AI21-Jamba-Large-1.5

Property	Value
Total Parameters	398B (94B active)
Architecture	Hybrid SSM-Transformer (Jamba)
Context Length	256K tokens
License	Jamba Open Model License
Knowledge Cutoff	March 5, 2024
Supported Languages	9 languages including English, Spanish, French, etc.

What is AI21-Jamba-Large-1.5?

AI21-Jamba-Large-1.5 represents a groundbreaking advancement in language model architecture, combining State Space Models (SSM) with Transformer technology. It's the first non-Transformer model to achieve competitive performance with leading models while offering 2.5x faster inference. With 398B total parameters (94B active), it's designed for enterprise-scale applications requiring both speed and quality.

Implementation Details

The model employs a hybrid architecture that leverages both attention mechanisms and Mamba SSM components. It can be deployed using vLLM with ExpertsInt8 quantization, enabling efficient inference on 8x80GB GPUs while maintaining the full 256K context length capability. The model shows remarkable performance retention across increasing context lengths, outperforming many competing models in effective context utilization.

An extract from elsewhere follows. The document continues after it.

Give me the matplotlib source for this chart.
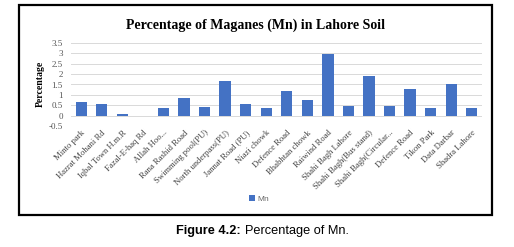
import matplotlib.pyplot as plt
from matplotlib.patches import Rectangle
import numpy as np

# Mn percentage per sampling site
sites = ["Minto park", "Hazrat Mohani Rd", "Iqbal Town H.m.R", "Fazal-E-haq Rd",
         "Allah Hoo...", "Rana Rashid Road", "Swimming pool(PU)", "North underpass(PU)",
         "Jannat Road (PU)", "Niazi chowk", "Defence Road", "Bhabhtan chowk",
         "Raiwind Road", "Shahi Bagh Lahore", "Shahi Bagh(Bus stand)",
         "Shahi Bagh(Circular...", "Defence Road", "Tikon Park", "Data Darbar",
         "Shadra Lahore"]
mn = [0.68, 0.56, 0.08, -0.02, 0.39, 0.85, 0.42, 1.68, 0.56, 0.39,
      1.19, 0.74, 2.95, 0.45, 1.90, 0.45, 1.29, 0.36, 1.53, 0.36]
yticks = [-0.5, 0, 0.5, 1, 1.5, 2, 2.5, 3, 3.5]
ytick_labels = ["-0.5", "0", "0.5", "1", "1.5", "2", "2.5", "3", "3.5"]

W, H = 514, 247
fig = plt.figure(figsize=(W / 100, H / 100), dpi=100)

# chart frame
fig.patches.append(Rectangle((19 / W, 1 - 215 / H), 473 / W, 210 / H,
                             transform=fig.transFigure, fill=False,
                             edgecolor="black", linewidth=1.6))

ax = fig.add_axes([71 / W, 1 - 126 / H, 411 / W, 83 / H])
x = np.arange(len(sites))
ax.bar(x, mn, width=0.55, color="#4472C4", label="Mn", zorder=3)
ax.set_xlim(-0.5, len(sites) - 0.5)
ax.set_ylim(-0.5, 3.5)
ax.set_yticks(yticks)
ax.set_yticklabels(ytick_labels, family="Liberation Serif", fontsize=6.5, color="#555555")
ax.set_xticks(x)
ax.set_xticklabels(sites, rotation=45, ha="right", rotation_mode="anchor",
                   family="Liberation Serif", fontsize=6.2, color="#444444")
ax.tick_params(axis="y", length=0, pad=6)
ax.tick_params(axis="x", length=0, pad=2)
ax.grid(axis="y", color="#d9d9d9", linewidth=0.7, zorder=0)
for s in ax.spines.values():
    s.set_visible(False)

fig.text(255 / W, 1 - 25 / H, "Percentage of Maganes (Mn) in Lahore Soil",
         ha="center", va="center", family="Liberation Serif",
         fontweight="bold", fontsize=10)
fig.text(40 / W, 1 - 84 / H, "Percentage", rotation=90, ha="center", va="center",
         family="Liberation Serif", fontweight="bold", fontsize=7)

fig.legend(loc="center", bbox_to_anchor=(259 / W, 1 - 199 / H), frameon=False,
           prop={"family": "Liberation Sans", "size": 6}, labelcolor="#666666",
           handlelength=0.7, handleheight=0.7, handletextpad=0.3)

# caption
fig.text(241 / W, 1 - 231 / H, "Figure 4.2:", ha="right", va="center",
         family="Liberation Sans", fontweight="bold", fontsize=9.2)
fig.text(245 / W, 1 - 231 / H, "Percentage of Mn.", ha="left", va="center",
         family="Liberation Sans", fontsize=9.2)

fig.savefig("out.png", dpi=100)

Supports function calling and structured JSON output
Includes grounded generation capabilities with document-based context
Implements efficient tool use through a specialized API
Features multi-lingual capabilities with strong performance across 9 languages

Core Capabilities

Superior long-context handling up to 256K tokens
High performance on key benchmarks (93% on ARC Challenge, 87% on GSM-8K)
Enterprise-focused features including structured output and RAG support
Multi-lingual support with consistent performance across languages
Efficient deployment options with various quantization strategies

Frequently Asked Questions

Q: What makes this model unique?

It's the first successful scaling of a hybrid SSM-Transformer architecture to competitive performance levels, offering significantly faster inference while maintaining quality across long contexts.

Q: What are the recommended use cases?

The model excels in enterprise applications requiring structured output, function calling, and document-grounded generation. It's particularly suitable for multi-lingual applications and scenarios requiring long context understanding.